During some time I´ve been trying to cut a card without sucess as I only cut a litle piece off the card. The same thing also happen with Tag, but he is definitely more determined than me, and cut his first some days ago 

Today I wake up with some shooting hungry and get my slingshot and some leadshot and go to my basement with many determination to do it... after about 10 shoots...here it is :rofl: :rofl: :rofl: :rofl: I´m happy 















Sorry for the bad quality images but they were taken with my pfone.

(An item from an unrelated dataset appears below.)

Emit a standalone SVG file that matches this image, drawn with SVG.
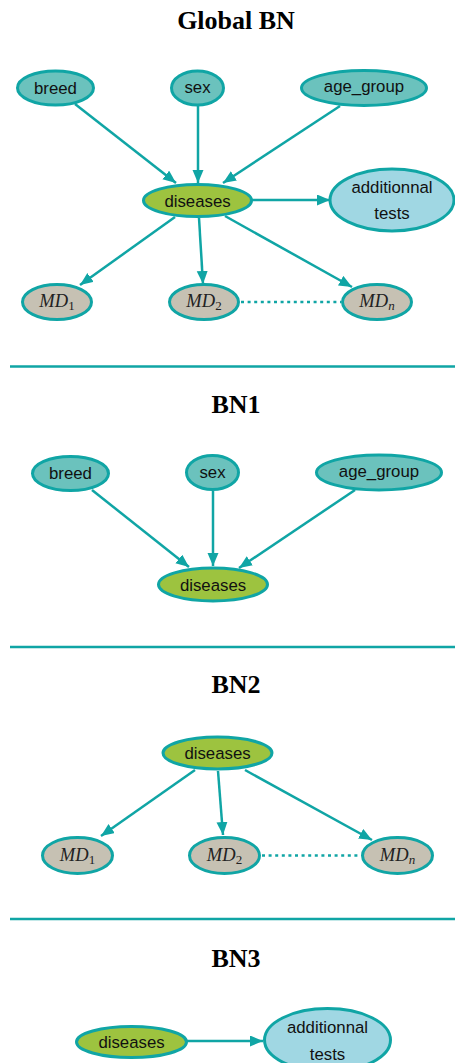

Thank´s to all for the great inspiration


----------



## GrayWolf (May 14, 2012)

Excellent shooting!! Congrats on your first cut, and wishing you many, many more.

Todd


----------



## Pilgrim (May 3, 2014)

Nice shooting!


----------



## Charles (Aug 26, 2010)

Way to go!!! It just takes practice and determination. Now that you have the confidence that you CAN do it, I am sure you will carry on with it.

Cheers ... Charles


----------



## Volp (Aug 25, 2014)

Many many more cards and most important many many more smiles like that you had today!

Good job

Volp


----------



## Lee Silva (Feb 9, 2013)

Portuguese Power!!!! WhoooWhooo!!!


----------



## oldmiser (Jan 22, 2014)

Nice shooting my friend...~AKAOldmiser


----------



## treefork (Feb 1, 2010)

That feeling of success you have is what it's all about. Keep shooting !


----------



## Btoon84 (Nov 22, 2011)

Congrats my friend!!! Top Shot


----------



## Drhanson (Jul 2, 2014)

Congrats, awesome shooting!!


----------



## slingshooterPT (Feb 22, 2014)

Thanks for all the great comments  

Cheers!!!


----------



## kwinpr (Sep 25, 2014)

Congrats and great shooting!


----------



## Mahaney (Sep 9, 2014)

WOW! That is some awesomw shooting! Good luck on keeping it up. I hope to be that good one day.

J


----------



## Can-Opener (May 11, 2013)

Way to go!


----------



## alfshooter (May 11, 2011)

:bowdown: :king:


----------



## slingshooterPT (Feb 22, 2014)

Thanks again for the kind comments!!You guys are all amazing!!


----------



## Tag (Jun 11, 2014)

Congrats on cutting your first card!!!!!!!! I even took my card to my favorite watering hole ( bar) I normally would never tell people something like that, but it was such a feeling of accomplishment. Then we got out the iPad and showed MJ,Bill, and Treeforks videos. Someone there must know my SUPER DOOPER HERO BRANDON PAL, because I heard someone say ARE YOU KIDDING ME!!!!!!!!! Sorry I rambled again, let us know when you hit your next card


----------



## slingshooterPT (Feb 22, 2014)

Thanks Tag, Of course I will tell when I cut the second one!  The same thing with you...let us know when you cut your second one!


----------



## Tag (Jun 11, 2014)

I will try to make a video this time. It may take awhile, but I'm going to try. Wish you the best


----------